The majority of South African small and medium enterprises (SMEs) are struggling to survive, showing a decline in employment and turnover contrary to global trends.
This is according to the 2015 SME Growth Index, supported by independent private sector development and research company SBP with additional funding from the Friedrich Naumann Foundation for Freedom and South Africa’s National Treasury.
The index found just over one in five South African SMEs reported a decline in turnover from the previous year, while a further 20 per cent reported zero growth in turnover during the same period.
“The signs are crystal clear. The business climate for SMEs is becoming ever more hostile. There needs to be a quantum change in government’s thinking if conditions are to become any better for SMEs to grow, employ more people and prosper,” the report said.

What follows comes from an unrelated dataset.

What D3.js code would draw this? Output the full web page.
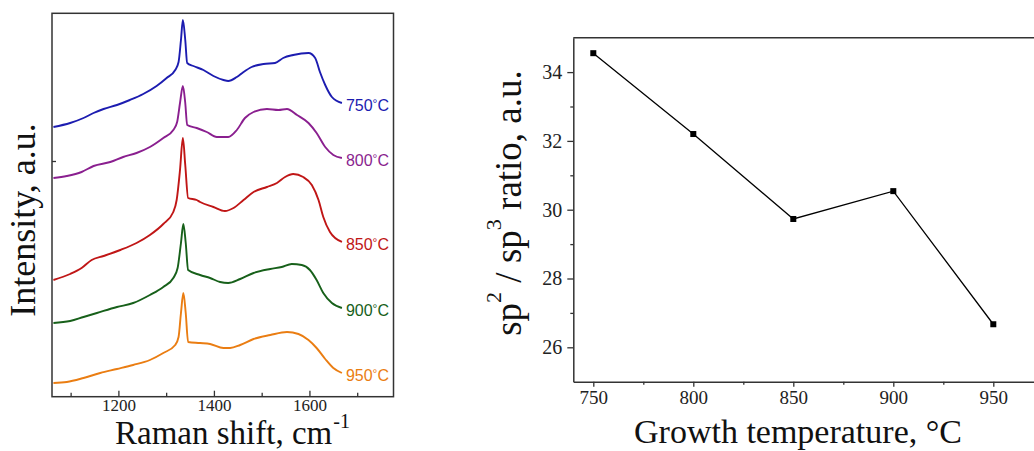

Just 56 per cent of companies reported an increase in turnover at an aggregate annual increase of just 11 per cent, which was an improvement on the nine per cent recorded in 2012 but down from an average of 13 percent in 2011.
The comments on the need for governmental intervention were based on the finding that “burdensome regulations” represent the top factor impeding business growth for 40 per cent of firms. Nearly 80 per cent of companies said the business climate is becoming increasingly hostile, the highest percentage since the SME Growth Index base year in 2011.
Lack of skills, local economic conditions and cost of labour were other factors SMEs said inhibited the growth of their firms, while over 75 per cent reported that the amount of red tape has increased, up two percentage points from the previous year.
“South African firms are operating under severe and adverse circumstances, which firms in competitor economies may not have to contend with,” the report said.
“The challenges of the overall business environment appear to be driven mainly by domestic factors, rather than global conditions.”
Over 38 per cent of companies reported a significant cash-flow problem, up two percentage points from the previous year, while a large proportion of these firms attributed this to late payments from their clients and a slowdown in economic activity. Cost increases and bad debts were other factors.
“Customers are dragging their feet; those that usually paid in 30 days are now only paying in 60 days. It puts a huge pressure on the business,” said one panellist.
The number of firms reporting a decrease in staff increased for the first time since the beginning of the index, to 21 per cent from 18 per cent.
“The shrinking role of small firms as job creators in South Africa has a troubling dimension,” the report said.
“Not only could they be sources of dynamism and economic growth for the country – as they are in other economies – but as previous findings from the SME Growth Index show, smaller firms employ the type of people whose labour market characteristics mirror those of the unemployed and most marginalised in our labour force.”
Disrupt Africa reported last week now is the time for South African SMEs to capitalise on the country’s “gloomy” economy and business environment, finding gaps in the market larger corporations are unable to exploit.
This is the view of Christo Botes, executive director at South African risk finance firm Business Partners, who says the tighter internal structures of larger corporations hinders their ability to adapt timeously to changes in the market.
This creates gaps for smaller businesses to fill, with Botes using an analogy he says is fitting to describe the situation: “Big ships take long to turn, whereas smaller ones are able to turn quicker and move swiftly along.”
“Smaller businesses are agile and have the ability to quickly overcome various obstacles to establish and attain longevity. Compared to bigger corporations, smaller businesses are easily adaptable to movements in the market due to their size,” he said.